A: 後遺障害等級が認定されると、後遺障害慰謝料や逸失利益(将来得られるはずだった収入の減少分)を加害者側に請求できます。等級に応じて自賠責保険から所定の保険金が支払われるほか、任意保険や自賠責以外の賠償請求も可能になります。認定がなければこれらの補償は受けられません。 - Q: 後遺障害認定は必ずされますか?
A: いいえ、事故後に症状が残っていてもすべて認定されるわけではありません。認定には自賠責施行令で定める等級基準を満たし、所定の手続き・審査を経る必要があります。基準に満たない場合は「非該当」となり、自賠責保険からの保険金支払い対象外となります。 - Q: 後遺障害認定の申請に期限はありますか?
A: 交通事故の損害賠償請求権には時効があります。後遺障害賠償の場合、医師による症状固定の日の翌日から5年以内に請求(申請)を行う必要があります。それを過ぎると加害者に請求できなくなる場合があるので、認定申請はできるだけ早めに行ってください。 - Q: 弁護士にはいつ相談すればいいですか?

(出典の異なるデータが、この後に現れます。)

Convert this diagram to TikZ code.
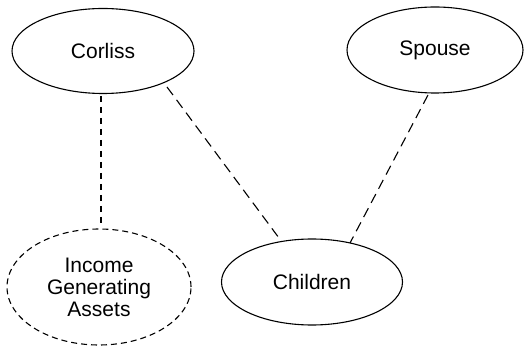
\documentclass[tikz,border=0pt]{standalone}
\usepackage{fontspec}
\setmainfont{Liberation Sans}
\usetikzlibrary{shapes.geometric,calc}
\begin{document}
\begin{tikzpicture}[x=1pt,y=-1pt,
  ent/.style={ellipse,draw,line width=1.1pt,inner sep=0pt,align=center,
    font=\fontsize{21}{22}\selectfont},
  link/.style={line width=1.1pt,dash pattern=on 10pt off 6pt},
  shortlink/.style={line width=1.2pt,dash pattern=on 6pt off 5pt}]
\useasboundingbox (0,0) rectangle (527,347);
\node[ent,minimum width=182pt,minimum height=85pt] (corliss) at (103,51) {Corliss};
\node[ent,minimum width=176pt,minimum height=86pt] (spouse) at (435,50) {Spouse};
\node[ent,minimum width=181pt,minimum height=86pt] (children) at (312,282) {Children};
\node[ent,minimum width=184pt,minimum height=116pt,dash pattern=on 6pt off 4pt] (income) at (99,287) {Income\\Generating\\Assets};
\draw[shortlink] ($(corliss.center)+(-2,45)$) -- ($(income.center)+(2,-64)$);
\draw[link] ($(corliss.center)+(64,36)$) -- ($(children.center)+(-33,-44)$);
\draw[link] ($(spouse.center)+(-7,45)$) -- ($(children.center)+(38,-39)$);
\end{tikzpicture}
\end{document}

A: 後遺障害の申請や示談交渉を有利に進めるには、症状固定と診断された直後に相談するのが望ましいです。早めに相談すれば通院や書類準備のアドバイスを受けられ、認定準備を万全に進められます。その後も示談交渉や異議申立てなど随時サポートしてもらえます。 - Q: 診断書の作成は有料ですか?
A: はい、医療機関に後遺障害診断書を書いてもらうにはおおむね5千円~1万円程度の費用がかかります。費用は通常、一時的に被害者が負担しますが、後遺障害認定されれば加害者側保険から補償されます。なお、認定されなかった場合は補償されないため、その際は自己負担となります。病院によっては2万円以上のところもあるので、事前に確認しておくと安心です。 - Q: 事前認定と被害者請求はどちらがいいですか?
A: 一般的に、認定される等級を最大化したい場合は被害者請求が勧められます。事前認定は被害者の負担が少なく簡便ですが、手続きは加害者側保険会社が行うため、重要な資料が十分に提出されないリスクがあります。被害者請求は手間が増えますが、自分で資料をチェック・追加できるため認定に有利な証拠を逃しません。また、被害者請求では仮渡金制度で賠償金の一部を早期に受け取ることも可能です。状況に応じて選択してください。
以上が後遺障害等級認定の基本的な流れとポイントです。後遺障害認定は専門的な手続きですが、申請準備や適切な相談で適正な補償につなげることができます。不明点があれば早めに専門家へ相談することをおすすめします。